Work instructions ▸
Repeat the data below exactly, dropping any pictures it holds.

Information shown ▸
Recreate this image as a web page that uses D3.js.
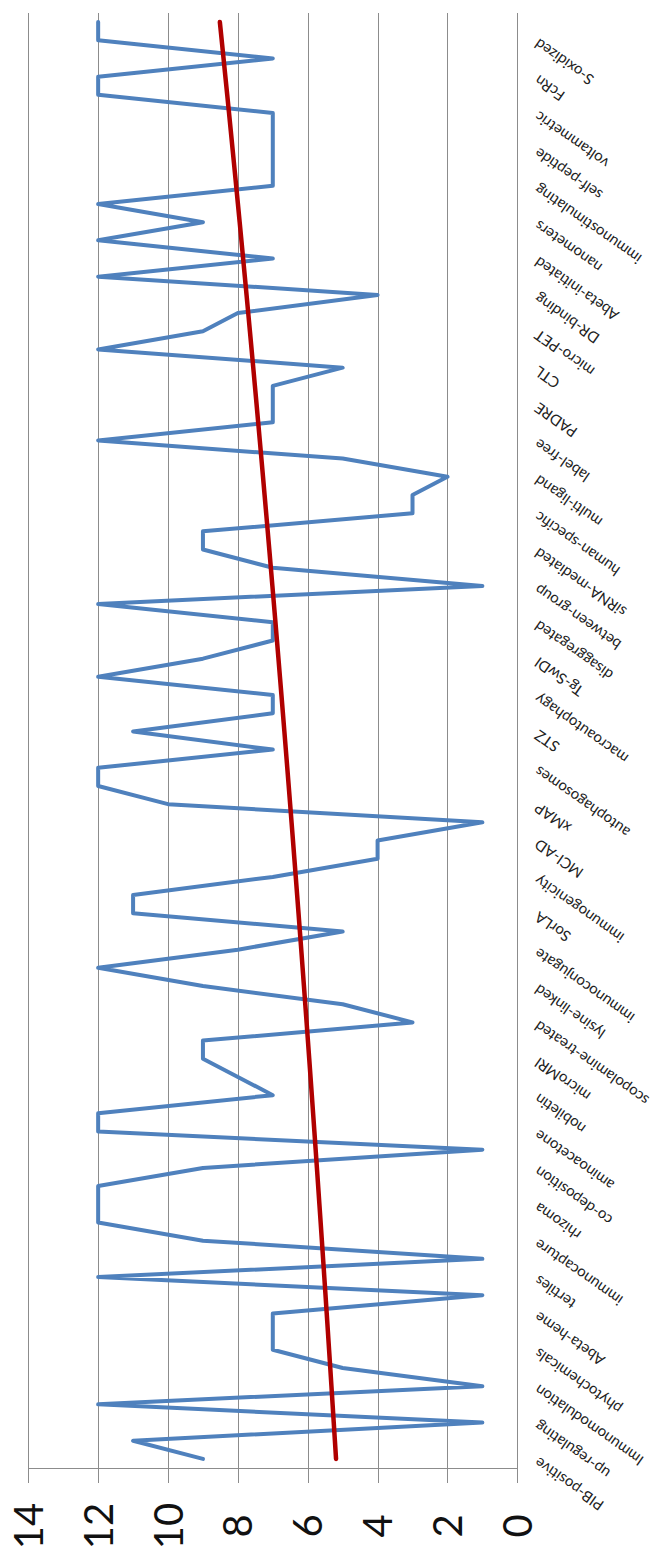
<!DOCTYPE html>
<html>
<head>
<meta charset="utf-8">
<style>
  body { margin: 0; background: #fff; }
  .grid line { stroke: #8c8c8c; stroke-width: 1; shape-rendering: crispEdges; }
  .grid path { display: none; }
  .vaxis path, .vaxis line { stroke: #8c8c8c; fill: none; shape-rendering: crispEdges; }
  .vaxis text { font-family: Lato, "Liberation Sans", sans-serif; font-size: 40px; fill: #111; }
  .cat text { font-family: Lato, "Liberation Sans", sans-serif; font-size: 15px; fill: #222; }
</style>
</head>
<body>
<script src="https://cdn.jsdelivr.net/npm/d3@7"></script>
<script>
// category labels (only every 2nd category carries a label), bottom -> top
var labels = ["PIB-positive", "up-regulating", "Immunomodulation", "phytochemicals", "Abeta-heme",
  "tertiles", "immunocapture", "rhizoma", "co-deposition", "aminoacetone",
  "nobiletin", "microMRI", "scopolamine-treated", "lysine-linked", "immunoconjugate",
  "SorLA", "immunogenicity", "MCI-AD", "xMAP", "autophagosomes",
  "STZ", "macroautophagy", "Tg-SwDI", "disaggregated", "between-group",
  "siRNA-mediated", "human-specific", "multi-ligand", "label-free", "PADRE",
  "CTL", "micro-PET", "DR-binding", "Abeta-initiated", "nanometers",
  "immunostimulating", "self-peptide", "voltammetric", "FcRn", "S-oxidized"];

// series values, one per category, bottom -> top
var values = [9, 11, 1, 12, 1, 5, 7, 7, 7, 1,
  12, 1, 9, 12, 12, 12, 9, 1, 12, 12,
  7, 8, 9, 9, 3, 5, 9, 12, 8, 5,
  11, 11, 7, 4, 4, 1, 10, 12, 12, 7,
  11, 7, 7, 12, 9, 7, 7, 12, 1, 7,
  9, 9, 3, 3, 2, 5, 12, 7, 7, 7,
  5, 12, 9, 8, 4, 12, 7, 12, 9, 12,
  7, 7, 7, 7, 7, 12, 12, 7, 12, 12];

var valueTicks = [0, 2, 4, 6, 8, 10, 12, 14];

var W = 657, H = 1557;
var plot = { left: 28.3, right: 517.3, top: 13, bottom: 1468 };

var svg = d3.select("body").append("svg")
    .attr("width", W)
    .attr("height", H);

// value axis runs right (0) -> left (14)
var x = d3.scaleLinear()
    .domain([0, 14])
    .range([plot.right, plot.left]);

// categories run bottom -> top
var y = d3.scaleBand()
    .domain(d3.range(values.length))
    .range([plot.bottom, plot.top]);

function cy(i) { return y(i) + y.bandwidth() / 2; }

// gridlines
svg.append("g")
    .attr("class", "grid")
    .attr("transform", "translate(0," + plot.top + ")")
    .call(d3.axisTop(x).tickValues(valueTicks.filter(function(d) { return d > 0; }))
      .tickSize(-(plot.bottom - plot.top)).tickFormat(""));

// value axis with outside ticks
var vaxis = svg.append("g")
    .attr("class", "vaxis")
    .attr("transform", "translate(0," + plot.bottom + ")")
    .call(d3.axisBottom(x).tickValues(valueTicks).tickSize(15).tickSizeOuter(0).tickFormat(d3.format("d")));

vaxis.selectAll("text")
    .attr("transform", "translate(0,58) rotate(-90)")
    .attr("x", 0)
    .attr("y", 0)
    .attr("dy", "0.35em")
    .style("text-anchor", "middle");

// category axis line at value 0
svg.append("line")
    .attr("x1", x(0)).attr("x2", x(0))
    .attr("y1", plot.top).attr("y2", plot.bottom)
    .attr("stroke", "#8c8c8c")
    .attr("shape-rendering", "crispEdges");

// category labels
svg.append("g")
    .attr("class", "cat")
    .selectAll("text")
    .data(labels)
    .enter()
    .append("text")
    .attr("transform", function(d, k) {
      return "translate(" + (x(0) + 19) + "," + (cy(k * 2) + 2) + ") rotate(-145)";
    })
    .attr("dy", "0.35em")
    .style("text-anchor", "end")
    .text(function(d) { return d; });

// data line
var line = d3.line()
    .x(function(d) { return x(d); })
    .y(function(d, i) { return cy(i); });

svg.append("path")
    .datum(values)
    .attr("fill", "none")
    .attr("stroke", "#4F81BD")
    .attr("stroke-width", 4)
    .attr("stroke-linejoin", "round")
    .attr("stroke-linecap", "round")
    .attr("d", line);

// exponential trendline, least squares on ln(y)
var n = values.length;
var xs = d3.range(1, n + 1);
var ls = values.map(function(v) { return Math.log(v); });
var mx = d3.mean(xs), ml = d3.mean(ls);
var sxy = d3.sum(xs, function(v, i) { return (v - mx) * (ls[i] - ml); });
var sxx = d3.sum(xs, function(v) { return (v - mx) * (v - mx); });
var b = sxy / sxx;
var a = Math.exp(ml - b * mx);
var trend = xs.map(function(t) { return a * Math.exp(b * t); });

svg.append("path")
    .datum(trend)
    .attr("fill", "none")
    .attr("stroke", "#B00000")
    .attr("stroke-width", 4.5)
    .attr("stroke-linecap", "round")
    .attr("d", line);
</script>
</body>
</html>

Solved exercise ▸
Recreate this image as a web page that uses D3.js.
<!DOCTYPE html>
<html>
<head>
<meta charset="utf-8">
<style>
  body { margin: 0; background: #fff; }
  .grid line { stroke: #8c8c8c; stroke-width: 1; shape-rendering: crispEdges; }
  .grid path { display: none; }
  .vaxis path, .vaxis line { stroke: #8c8c8c; fill: none; shape-rendering: crispEdges; }
  .vaxis text { font-family: Lato, "Liberation Sans", sans-serif; font-size: 40px; fill: #111; }
  .cat text { font-family: Lato, "Liberation Sans", sans-serif; font-size: 15px; fill: #222; }
</style>
</head>
<body>
<script src="https://cdn.jsdelivr.net/npm/d3@7"></script>
<script>
// category labels (only every 2nd category carries a label), bottom -> top
var labels = ["PIB-positive", "up-regulating", "Immunomodulation", "phytochemicals", "Abeta-heme",
  "tertiles", "immunocapture", "rhizoma", "co-deposition", "aminoacetone",
  "nobiletin", "microMRI", "scopolamine-treated", "lysine-linked", "immunoconjugate",
  "SorLA", "immunogenicity", "MCI-AD", "xMAP", "autophagosomes",
  "STZ", "macroautophagy", "Tg-SwDI", "disaggregated", "between-group",
  "siRNA-mediated", "human-specific", "multi-ligand", "label-free", "PADRE",
  "CTL", "micro-PET", "DR-binding", "Abeta-initiated", "nanometers",
  "immunostimulating", "self-peptide", "voltammetric", "FcRn", "S-oxidized"];

// series values, one per category, bottom -> top
var values = [9, 11, 1, 12, 1, 5, 7, 7, 7, 1,
  12, 1, 9, 12, 12, 12, 9, 1, 12, 12,
  7, 8, 9, 9, 3, 5, 9, 12, 8, 5,
  11, 11, 7, 4, 4, 1, 10, 12, 12, 7,
  11, 7, 7, 12, 9, 7, 7, 12, 1, 7,
  9, 9, 3, 3, 2, 5, 12, 7, 7, 7,
  5, 12, 9, 8, 4, 12, 7, 12, 9, 12,
  7, 7, 7, 7, 7, 12, 12, 7, 12, 12];

var valueTicks = [0, 2, 4, 6, 8, 10, 12, 14];

var W = 657, H = 1557;
var plot = { left: 28.3, right: 517.3, top: 13, bottom: 1468 };

var svg = d3.select("body").append("svg")
    .attr("width", W)
    .attr("height", H);

// value axis runs right (0) -> left (14)
var x = d3.scaleLinear()
    .domain([0, 14])
    .range([plot.right, plot.left]);

// categories run bottom -> top
var y = d3.scaleBand()
    .domain(d3.range(values.length))
    .range([plot.bottom, plot.top]);

function cy(i) { return y(i) + y.bandwidth() / 2; }

// gridlines
svg.append("g")
    .attr("class", "grid")
    .attr("transform", "translate(0," + plot.top + ")")
    .call(d3.axisTop(x).tickValues(valueTicks.filter(function(d) { return d > 0; }))
      .tickSize(-(plot.bottom - plot.top)).tickFormat(""));

// value axis with outside ticks
var vaxis = svg.append("g")
    .attr("class", "vaxis")
    .attr("transform", "translate(0," + plot.bottom + ")")
    .call(d3.axisBottom(x).tickValues(valueTicks).tickSize(15).tickSizeOuter(0).tickFormat(d3.format("d")));

vaxis.selectAll("text")
    .attr("transform", "translate(0,58) rotate(-90)")
    .attr("x", 0)
    .attr("y", 0)
    .attr("dy", "0.35em")
    .style("text-anchor", "middle");

// category axis line at value 0
svg.append("line")
    .attr("x1", x(0)).attr("x2", x(0))
    .attr("y1", plot.top).attr("y2", plot.bottom)
    .attr("stroke", "#8c8c8c")
    .attr("shape-rendering", "crispEdges");

// category labels
svg.append("g")
    .attr("class", "cat")
    .selectAll("text")
    .data(labels)
    .enter()
    .append("text")
    .attr("transform", function(d, k) {
      return "translate(" + (x(0) + 19) + "," + (cy(k * 2) + 2) + ") rotate(-145)";
    })
    .attr("dy", "0.35em")
    .style("text-anchor", "end")
    .text(function(d) { return d; });

// data line
var line = d3.line()
    .x(function(d) { return x(d); })
    .y(function(d, i) { return cy(i); });

svg.append("path")
    .datum(values)
    .attr("fill", "none")
    .attr("stroke", "#4F81BD")
    .attr("stroke-width", 4)
    .attr("stroke-linejoin", "round")
    .attr("stroke-linecap", "round")
    .attr("d", line);

// exponential trendline, least squares on ln(y)
var n = values.length;
var xs = d3.range(1, n + 1);
var ls = values.map(function(v) { return Math.log(v); });
var mx = d3.mean(xs), ml = d3.mean(ls);
var sxy = d3.sum(xs, function(v, i) { return (v - mx) * (ls[i] - ml); });
var sxx = d3.sum(xs, function(v) { return (v - mx) * (v - mx); });
var b = sxy / sxx;
var a = Math.exp(ml - b * mx);
var trend = xs.map(function(t) { return a * Math.exp(b * t); });

svg.append("path")
    .datum(trend)
    .attr("fill", "none")
    .attr("stroke", "#B00000")
    .attr("stroke-width", 4.5)
    .attr("stroke-linecap", "round")
    .attr("d", line);
</script>
</body>
</html>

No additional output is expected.